Passende Kompetenzprofile und Persönlichkeiten sind Erfolgsvoraussetzungen für Vertrauen und ein Loslassen der Projektleitung. Sie kosten allerdings Geld, denn die Einstellung oder Ausbildung von Einkäufern, die auf Augenhöhe mit Projektleitern kommunizieren und verhandeln können, hat ihren Preis. Facheinkäufer müssen die Spezifikationen und Anforderungen an die Güter und Dienstleistungen und den Markt gut verstehen. Die Hauptansprechpartner für die Projektleitung müssen über sehr gute Führungskompetenz und ein ausreichendes Standing verfügen. Wenn das Budget des Einkaufs hierfür nicht ausreicht, muss der Einkauf kleinere Brötchen backen und sich mit der Rolle eines Dienstleisters in einem Prozess, den er nicht selbst steuert, begnügen. Dann darf man sich aber auch nicht über Äußerungen von Projektleitern wie „Der Einkäufer ist mein persönlicher Shopper“ wundern.
Wohin die Reise geht. Ein Einkauf, der es als seine Mission sieht, sowohl Dienstleister im Prozess als auch Manager des Beschaffungsprozesses zu sein, muss sich dementsprechend klar und konsequent positionieren.
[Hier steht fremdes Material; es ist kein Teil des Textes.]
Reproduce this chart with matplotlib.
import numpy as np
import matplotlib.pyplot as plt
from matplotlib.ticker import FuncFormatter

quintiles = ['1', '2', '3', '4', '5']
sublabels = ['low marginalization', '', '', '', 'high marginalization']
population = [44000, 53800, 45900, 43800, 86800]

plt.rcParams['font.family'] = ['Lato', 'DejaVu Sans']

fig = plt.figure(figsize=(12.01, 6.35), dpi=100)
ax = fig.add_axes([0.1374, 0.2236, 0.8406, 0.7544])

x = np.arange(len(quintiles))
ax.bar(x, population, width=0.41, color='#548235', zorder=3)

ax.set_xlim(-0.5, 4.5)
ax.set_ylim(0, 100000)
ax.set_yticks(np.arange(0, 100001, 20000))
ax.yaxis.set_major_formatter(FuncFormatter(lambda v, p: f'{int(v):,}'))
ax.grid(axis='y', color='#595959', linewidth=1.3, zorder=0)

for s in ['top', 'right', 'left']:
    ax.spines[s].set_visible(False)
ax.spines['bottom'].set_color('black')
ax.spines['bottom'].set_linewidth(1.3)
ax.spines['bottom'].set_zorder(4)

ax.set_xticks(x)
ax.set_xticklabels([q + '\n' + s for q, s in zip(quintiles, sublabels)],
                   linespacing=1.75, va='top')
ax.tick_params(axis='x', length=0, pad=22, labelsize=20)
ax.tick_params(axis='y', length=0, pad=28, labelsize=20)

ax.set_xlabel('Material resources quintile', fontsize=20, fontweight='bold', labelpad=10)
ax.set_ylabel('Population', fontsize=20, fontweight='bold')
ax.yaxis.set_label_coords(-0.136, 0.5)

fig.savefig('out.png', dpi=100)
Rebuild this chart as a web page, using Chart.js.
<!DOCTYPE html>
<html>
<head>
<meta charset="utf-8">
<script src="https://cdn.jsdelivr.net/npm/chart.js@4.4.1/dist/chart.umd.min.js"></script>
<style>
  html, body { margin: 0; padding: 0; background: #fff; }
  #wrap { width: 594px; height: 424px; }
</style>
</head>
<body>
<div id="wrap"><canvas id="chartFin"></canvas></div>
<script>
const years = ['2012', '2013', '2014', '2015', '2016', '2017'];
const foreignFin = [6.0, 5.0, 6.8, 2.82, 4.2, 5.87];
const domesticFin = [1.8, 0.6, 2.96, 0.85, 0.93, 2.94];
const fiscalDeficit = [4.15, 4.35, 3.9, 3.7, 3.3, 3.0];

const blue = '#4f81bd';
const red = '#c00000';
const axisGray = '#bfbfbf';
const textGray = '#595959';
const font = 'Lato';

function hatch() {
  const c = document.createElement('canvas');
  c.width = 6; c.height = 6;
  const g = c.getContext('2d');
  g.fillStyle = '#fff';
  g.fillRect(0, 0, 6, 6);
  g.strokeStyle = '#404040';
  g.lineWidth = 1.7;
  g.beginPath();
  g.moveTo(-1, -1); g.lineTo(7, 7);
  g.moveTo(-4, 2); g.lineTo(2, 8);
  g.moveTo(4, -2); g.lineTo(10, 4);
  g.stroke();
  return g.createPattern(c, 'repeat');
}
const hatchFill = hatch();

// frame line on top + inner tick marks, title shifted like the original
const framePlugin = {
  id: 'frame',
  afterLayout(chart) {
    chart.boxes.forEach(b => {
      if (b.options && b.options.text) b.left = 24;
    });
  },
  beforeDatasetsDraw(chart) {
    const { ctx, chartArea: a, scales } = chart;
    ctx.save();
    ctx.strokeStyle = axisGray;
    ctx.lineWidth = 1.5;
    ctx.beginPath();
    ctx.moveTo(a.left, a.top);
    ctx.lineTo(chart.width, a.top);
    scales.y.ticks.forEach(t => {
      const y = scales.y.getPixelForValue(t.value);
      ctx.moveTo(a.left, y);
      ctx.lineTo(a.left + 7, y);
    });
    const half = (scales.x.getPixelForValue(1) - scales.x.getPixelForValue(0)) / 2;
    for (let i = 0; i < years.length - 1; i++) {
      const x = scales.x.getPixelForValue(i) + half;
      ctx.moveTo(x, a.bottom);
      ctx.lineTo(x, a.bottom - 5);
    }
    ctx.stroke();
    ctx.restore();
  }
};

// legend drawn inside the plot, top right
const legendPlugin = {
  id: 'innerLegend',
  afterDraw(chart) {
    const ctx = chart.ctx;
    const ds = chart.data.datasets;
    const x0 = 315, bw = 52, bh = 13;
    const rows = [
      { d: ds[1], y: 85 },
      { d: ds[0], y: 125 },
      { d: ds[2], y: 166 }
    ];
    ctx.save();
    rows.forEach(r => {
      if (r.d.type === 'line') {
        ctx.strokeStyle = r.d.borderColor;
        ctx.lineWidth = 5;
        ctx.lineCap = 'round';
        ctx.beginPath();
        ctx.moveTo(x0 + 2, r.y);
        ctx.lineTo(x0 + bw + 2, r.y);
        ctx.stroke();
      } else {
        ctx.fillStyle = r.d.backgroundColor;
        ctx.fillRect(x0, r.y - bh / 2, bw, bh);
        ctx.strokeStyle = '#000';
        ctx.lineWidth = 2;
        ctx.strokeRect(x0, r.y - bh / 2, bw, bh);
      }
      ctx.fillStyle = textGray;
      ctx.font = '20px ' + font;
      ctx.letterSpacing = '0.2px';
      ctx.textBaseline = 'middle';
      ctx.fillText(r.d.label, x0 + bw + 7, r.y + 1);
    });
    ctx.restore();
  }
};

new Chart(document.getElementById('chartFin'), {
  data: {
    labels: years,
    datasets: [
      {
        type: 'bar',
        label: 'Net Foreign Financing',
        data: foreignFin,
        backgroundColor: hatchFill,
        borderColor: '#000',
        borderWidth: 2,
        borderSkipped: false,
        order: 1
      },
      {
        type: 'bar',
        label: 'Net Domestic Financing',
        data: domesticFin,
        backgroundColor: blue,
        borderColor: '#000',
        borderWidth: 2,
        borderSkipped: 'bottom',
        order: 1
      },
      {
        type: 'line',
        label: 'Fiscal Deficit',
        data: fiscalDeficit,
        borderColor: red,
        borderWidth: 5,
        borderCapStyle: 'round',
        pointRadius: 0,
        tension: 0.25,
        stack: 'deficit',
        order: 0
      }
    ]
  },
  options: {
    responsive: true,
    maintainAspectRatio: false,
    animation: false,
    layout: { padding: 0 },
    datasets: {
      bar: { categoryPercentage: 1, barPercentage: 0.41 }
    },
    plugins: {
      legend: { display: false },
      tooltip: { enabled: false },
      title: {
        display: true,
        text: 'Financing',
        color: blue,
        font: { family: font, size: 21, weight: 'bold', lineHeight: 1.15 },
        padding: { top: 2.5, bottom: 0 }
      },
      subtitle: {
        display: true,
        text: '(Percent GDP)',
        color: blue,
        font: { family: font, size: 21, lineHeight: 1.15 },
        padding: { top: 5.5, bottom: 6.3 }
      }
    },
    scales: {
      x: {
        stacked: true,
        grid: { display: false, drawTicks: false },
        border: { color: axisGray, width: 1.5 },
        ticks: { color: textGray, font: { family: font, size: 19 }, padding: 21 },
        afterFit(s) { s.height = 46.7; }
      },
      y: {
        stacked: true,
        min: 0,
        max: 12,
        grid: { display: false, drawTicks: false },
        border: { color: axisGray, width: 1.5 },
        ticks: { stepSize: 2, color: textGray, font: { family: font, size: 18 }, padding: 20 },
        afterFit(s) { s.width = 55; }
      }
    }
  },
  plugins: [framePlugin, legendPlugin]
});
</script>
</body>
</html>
Dazu gehört es für die Einkaufsleitung, systematisch und kontinuierlich an allen strategischen Stellschrauben, nämlich Strategie, Struktur, Systeme/Prozesse, Mitarbeiter, Kompetenzen sowie an der Kultur im Einkauf zu arbeiten. Wenn die Projekteinkäufer willens und in der Lage sind, eine solche Mission zu realisieren und das Ruder bei der Beschaffung zu übernehmen, dann ist das Hafenlotsenmodell ein guter Ansatzpunkt in den Planungs- und Schnittstellengesprächen, besonders zu Beginn eines Projektes.